Emulated drift correction would affect the time reported by the RTC
wouldn't it? If I want to get a drift-adjusted time using hwclock
I would need it to use /etc/adjtime to adjust for RTC drift until
boot but then trust the kernel to adjust for RTC drift after boot?

If the software emulation ever wrote back a new value to the RTC then
hwclock would have no chance of working since (during boot) it needs
to know the last time the RTC was set.

>> But it also seems to suggest that if chronyd already has all this
>> logic in userland, maybe having it calculate and call settimeofday()
>> on resume from userland instead of pushing half of that logic into the
>> kernel?
>
> My suggestion would leave the correction calculation to userspace which
> is definitively where it should stay.

So this is what I am setting up now and it kind of works.
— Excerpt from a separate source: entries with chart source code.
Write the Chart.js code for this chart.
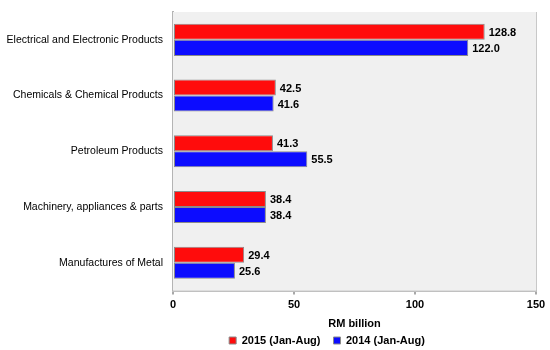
<!DOCTYPE html>
<html>
<head>
<meta charset="utf-8">
<script src="https://cdn.jsdelivr.net/npm/chart.js@4/dist/chart.umd.min.js"></script>
<style>
  html, body { margin: 0; padding: 0; background: #fff; }
  #wrap { width: 550px; height: 350px; }
</style>
</head>
<body>
<div id="wrap"><canvas id="exports"></canvas></div>
<script>
const categories = [
  "Electrical and Electronic Products",
  "Chemicals & Chemical Products",
  "Petroleum Products",
  "Machinery, appliances & parts",
  "Manufactures of Metal",
];
const values2015 = [128.8, 42.5, 41.3, 38.4, 29.4];
const values2014 = [122.0, 41.6, 55.5, 38.4, 25.6];
const seriesNames = ["2015 (Jan-Aug)", "2014 (Jan-Aug)"];
const xTicks = [0, 50, 100, 150];

const FONT = "'Liberation Sans', Arial, sans-serif";

// grey plot background, legend placement, value labels
const extras = {
  id: "extras",
  beforeLayout(chart) {
    const lg = chart.legend;
    if (lg && !lg._fitWrapped) {
      const fit = lg.fit;
      lg.fit = function () {
        fit.call(this);
        this.height = 19;
      };
      lg._fitWrapped = true;
    }
  },
  afterLayout(chart) {
    const lg = chart.legend;
    lg.left = 127;
    lg.right = 527;
    lg.top = 322;
    lg.bottom = 350;
  },
  beforeDatasetsDraw(chart) {
    const { ctx, chartArea: a } = chart;
    ctx.save();
    ctx.fillStyle = "#f0f0f0";
    ctx.fillRect(a.left, a.top, a.right - a.left, a.bottom - a.top);
    ctx.restore();
  },
  afterDatasetsDraw(chart) {
    const ctx = chart.ctx;
    ctx.save();
    ctx.font = "bold 11px " + FONT;
    ctx.fillStyle = "#000";
    ctx.textBaseline = "middle";
    ctx.textAlign = "left";
    chart.data.datasets.forEach((ds, i) => {
      chart.getDatasetMeta(i).data.forEach((bar, j) => {
        ctx.fillText(ds.data[j].toFixed(1), bar.x + 4, bar.y + 1);
      });
    });
    ctx.restore();
  },
};

new Chart(document.getElementById("exports"), {
  type: "bar",
  data: {
    labels: categories,
    datasets: [
      {
        label: seriesNames[0],
        data: values2015,
        backgroundColor: "#ff0c0c",
        borderColor: "#8a8a8a",
        borderWidth: 1,
        borderSkipped: false,
      },
      {
        label: seriesNames[1],
        data: values2014,
        backgroundColor: "#0c0cff",
        borderColor: "#8a8a8a",
        borderWidth: 1,
        borderSkipped: false,
      },
    ],
  },
  options: {
    indexAxis: "y",
    responsive: true,
    maintainAspectRatio: false,
    animation: false,
    layout: { padding: { top: 12, right: 14, left: 0, bottom: 0 } },
    datasets: { bar: { categoryPercentage: 0.575, barPercentage: 1 } },
    plugins: {
      legend: {
        position: "bottom",
        labels: {
          boxWidth: 7,
          boxHeight: 7,
          padding: 13,
          color: "#000",
          font: { family: FONT, size: 11, weight: "bold" },
        },
      },
      tooltip: { enabled: false },
    },
    scales: {
      x: {
        min: 0,
        max: 150,
        afterBuildTicks: (s) => { s.ticks = xTicks.map((v) => ({ value: v })); },
        grid: { color: "#c8c8c8", lineWidth: 2, tickLength: 4, tickColor: "#a8a8a8" },
        border: { display: true, color: "#c0c0c0", width: 2 },
        ticks: { color: "#000", padding: 4, font: { family: FONT, size: 11, weight: "bold" } },
        title: {
          display: true,
          text: "RM billion",
          color: "#000",
          padding: { top: 2, bottom: 0 },
          font: { family: FONT, size: 11, weight: "bold" },
        },
      },
      y: {
        afterFit: (s) => {
          s.width = 173;
          s.paddingTop = 0;
          s.paddingBottom = 0;
        },
        grid: { display: false, drawTicks: false },
        border: { display: true, color: "#b4b4b4", width: 2 },
        ticks: { color: "#000", padding: 10, font: { family: FONT, size: 10.5 } },
      },
    },
  },
  plugins: [extras],
});
</script>
</body>
</html>
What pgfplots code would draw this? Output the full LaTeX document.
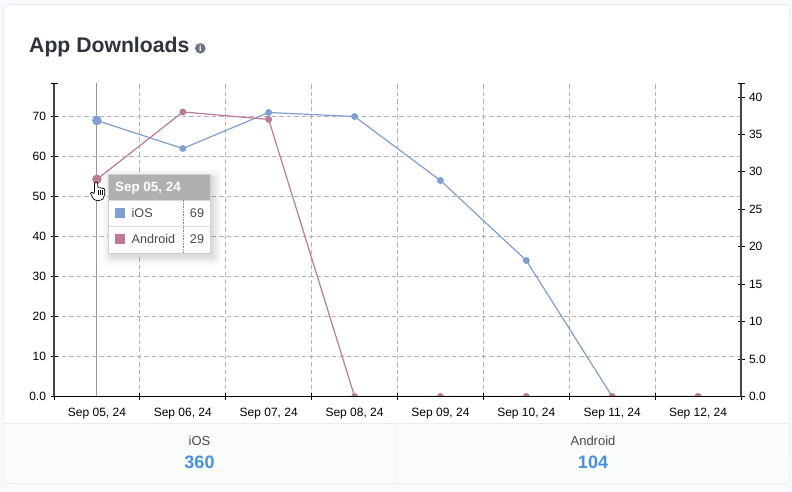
\documentclass[border=0pt]{standalone}
\usepackage{pgfplots}
\pgfplotsset{compat=1.18}
\usepackage{fontspec}
\setmainfont{Liberation Sans}
\newcommand{\fs}[1]{\fontsize{#1}{#1}\selectfont}
\definecolor{iosc}{HTML}{7F9FD3}
\definecolor{andc}{HTML}{BC7A98}
\definecolor{gridc}{HTML}{B2B2B2}
\definecolor{axc}{HTML}{444444}
\definecolor{titlec}{HTML}{2F3340}
\definecolor{numc}{HTML}{4A90E2}
\definecolor{bgc}{HTML}{F8F9FC}
\definecolor{edgec}{HTML}{E6EBF0}
\definecolor{panelc}{HTML}{FAFDF9}
\definecolor{panelline}{HTML}{EDF2EE}
\definecolor{txtc}{HTML}{45484F}
\definecolor{infoc}{HTML}{6B7480}
\pgfplotstableread{
x ios
0 69
1 62
2 71
3 70
4 54
5 34
6 0
7 0
}\iosdata
\pgfplotstableread{
x android
0 29
1 38
2 37
3 0
4 0
5 0
6 0
7 0
}\anddata
\pgfplotsset{
  base/.style={
    scale only axis, width=687pt, height=313pt,
    at={(54pt,94.5pt)}, anchor=south west,
    xmin=-0.5, xmax=7.5,
    clip marker paths=true,
    tick align=outside,
    major tick length=7pt,
    tick style={black, line width=0.9pt},
    ticklabel style={font=\fs{12}, text=black},
  }
}
\begin{document}
\begin{tikzpicture}
\fill[bgc] (0pt,0pt) rectangle (792pt,491pt);
\begin{scope}[x=1pt,y=1pt]
\useasboundingbox (0,0) rectangle (792,491);
\filldraw[fill=white,draw=edgec,line width=0.8pt,rounded corners=5pt] (3.8,7.5) rectangle (789.8,486.5);
\fill[panelc,rounded corners=5pt] (4.2,7.9) rectangle (789.4,40);
\fill[panelc] (4.2,30) rectangle (789.4,68);
\draw[edgec,line width=0.8pt] (3.8,68) -- (789.8,68);
\draw[panelline,line width=0.8pt] (396.5,68) -- (396.5,7.9);
\node[anchor=base west,inner sep=0,text=titlec,font=\fs{21.2}\bfseries] at (29,438) {App Downloads};
\fill[infoc] (200.3,442.7) circle (5.3pt);
\node[text=white,font=\fs{9}\bfseries,inner sep=0] at (200.3,442.7) {i};
\node[anchor=base,inner sep=0,text=txtc,font=\fs{13}] at (199.5,45.5) {iOS};
\node[anchor=base,inner sep=0,text=numc,font=\fs{18}\bfseries] at (199.5,22.5) {360};
\node[anchor=base,inner sep=0,text=txtc,font=\fs{13}] at (593,45.5) {Android};
\node[anchor=base,inner sep=0,text=numc,font=\fs{18}\bfseries] at (593,22.5) {104};
\draw[black!40,line width=0.9pt] (96.6,94.5) -- (96.6,407.5);
\end{scope}
% left axis with iOS
\begin{axis}[base,
  ymin=0, ymax=78.25,
  axis x line=bottom, axis y line=left,
  axis line style={-},
  x axis line style={black,line width=1pt},
  y axis line style={axc,line width=1.1pt},
  xtick={-0.5,0.5,...,7.5}, xticklabels={},
  extra x ticks={0,1,2,3,4,5,6,7},
  extra x tick labels={{Sep 05, 24},{Sep 06, 24},{Sep 07, 24},{Sep 08, 24},{Sep 09, 24},{Sep 10, 24},{Sep 11, 24},{Sep 12, 24}},
  extra x tick style={major tick length=0pt, xmajorgrids=false, xticklabel style={yshift=-8pt}},
  ytick={0,10,...,70}, yticklabels={0.0,10,20,30,40,50,60,70},
  extra y ticks={78.25}, extra y tick labels={{}},
  extra y tick style={ymajorgrids=false},
  xmajorgrids, ymajorgrids,
  major grid style={gridc,line width=0.9pt,dash pattern=on 4.5pt off 3pt},
  yticklabel style={xshift=-1pt},
]
\addplot[iosc,line width=1.2pt,mark=*,mark size=2.8pt,mark options={solid,fill=iosc,draw=iosc}] table[x=x,y=ios] {\iosdata};
\addplot[only marks,mark=*,mark size=4.5pt,mark options={fill=iosc,draw=iosc}] coordinates {(0,69)};
\end{axis}
% right axis with Android; the axis lines lie over the series
\begin{axis}[base,
  axis on top,
  ymin=0, ymax=41.8,
  axis x line=bottom, axis y line=right,
  axis line style={-},
  x axis line style={black,line width=1pt},
  y axis line style={axc,line width=1.1pt},
  xtick=\empty,
  ytick={0,5,...,40}, yticklabels={0.0,5.0,10,15,20,25,30,35,40},
  extra y ticks={41.8}, extra y tick labels={{}},
  yticklabel style={xshift=1pt},
]
\addplot[andc,line width=1.2pt,mark=*,mark size=2.8pt,mark options={solid,fill=andc,draw=andc}] table[x=x,y=android] {\anddata};
\addplot[only marks,mark=*,mark size=4.5pt,mark options={fill=andc,draw=andc}] coordinates {(0,29)};
\end{axis}
% tooltip
\begin{scope}[x=1pt,y=1pt]
\foreach \e/\o in {10/0.006,9/0.007,8/0.008,7/0.009,6/0.01,5/0.012,4/0.013,3/0.015,2/0.016,1/0.018,0/0.02}{
  \fill[black,opacity=\o,rounded corners=\e pt] (111-\e,234-\e) rectangle (213+\e,313+\e);
}
\fill[white] (108.5,238) rectangle (210.5,317);
\fill[black!31] (108.5,291) rectangle (210.5,317);
\draw[black!15,line width=0.8pt] (108.5,264.5) -- (210.5,264.5);
\draw[black!15,line width=0.8pt] (108.5,291) -- (210.5,291);
\draw[black!45,line width=0.6pt,dash pattern=on 0.8pt off 0.8pt] (183.5,238) -- (183.5,291);
\draw[black!19,line width=1pt] (108.5,238) rectangle (210.5,317);
\node[anchor=base west,inner sep=0,text=white,font=\fs{13.4}\bfseries] at (115,299.5) {Sep 05, 24};
\fill[iosc] (115,273) rectangle (125,283);
\fill[andc] (115,247) rectangle (125,257);
\node[anchor=base west,inner sep=0,text=txtc,font=\fs{12.6}] at (131.5,273.5) {iOS};
\node[anchor=base west,inner sep=0,text=txtc,font=\fs{12.6}] at (131.5,247.5) {Android};
\node[anchor=base,inner sep=0,text=txtc,font=\fs{12.6}] at (197,273.5) {69};
\node[anchor=base,inner sep=0,text=txtc,font=\fs{12.6}] at (197,247.5) {29};
% hand cursor
\filldraw[fill=white,draw=black,line width=0.7pt,line join=round]
 (94.5,307.5) .. controls (94.5,299) and (94.5,299) .. (94,297.5)
 -- (91.5,298.8) -- (90.5,297.5) -- (93.5,292) .. controls (96,290) and (100,290) .. (103,292)
 .. controls (105,295) and (105,298) .. (104.5,302)
 -- (103,302.5) -- (102,303) -- (100,303) -- (98,303.5) -- (97.5,308) .. controls (97,309.5) and (95,309.5) .. (94.5,307.5) -- cycle;
\draw[black,line width=0.5pt] (98.5,296) -- (98.5,301) (100.5,296) -- (100.5,301) (102.5,296) -- (102.5,301);
\end{scope}
\end{tikzpicture}
\end{document}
By the
time a time daemon can do anything the system clock is already several
seconds in the future and other userspace programs may have already
observed this wrong value so calling settimeofday() is dangerous.
Instead I use adjtimex to set the ADJ_TICK parameter in order to slew
the system clock aggressively (30,000 ppm or more) so as to fix the
clock quickly.

I do not like having the system clock running 30,000 ppm too slowly
for a couple of minutes after a resume but I can live with it if you
think an in-kernel solution is not appropriate. The default chrony
config uses a slew rate as large as 83,000 ppm so maybe I am too
nervous about this.

Also, if the time daemon dies (e.g. it gets killed by the OOM killer)
before it has a chance to reset ADJ_TICK then the system clock will
run 30,000 ppm too slowly forever! I'd rather use ADJ_OFFSET_SINGLESHOT
to avoid this but ADJ_OFFSET_SINGLESHOT will slew the clock at only
500 ppm and it will take hours before the time is correct.

>>>> Alternatively I'd go very simple and just put the correction factor in
>>>> a boot argument.
>>>
>>> This works for my use case though it won't be useful to a general
>>> distro. Would you have one argument being used regardless of where the
>>> sleep injection was coming from or would you try to tie it to the
>>> persistent clock and/or a specific RTC?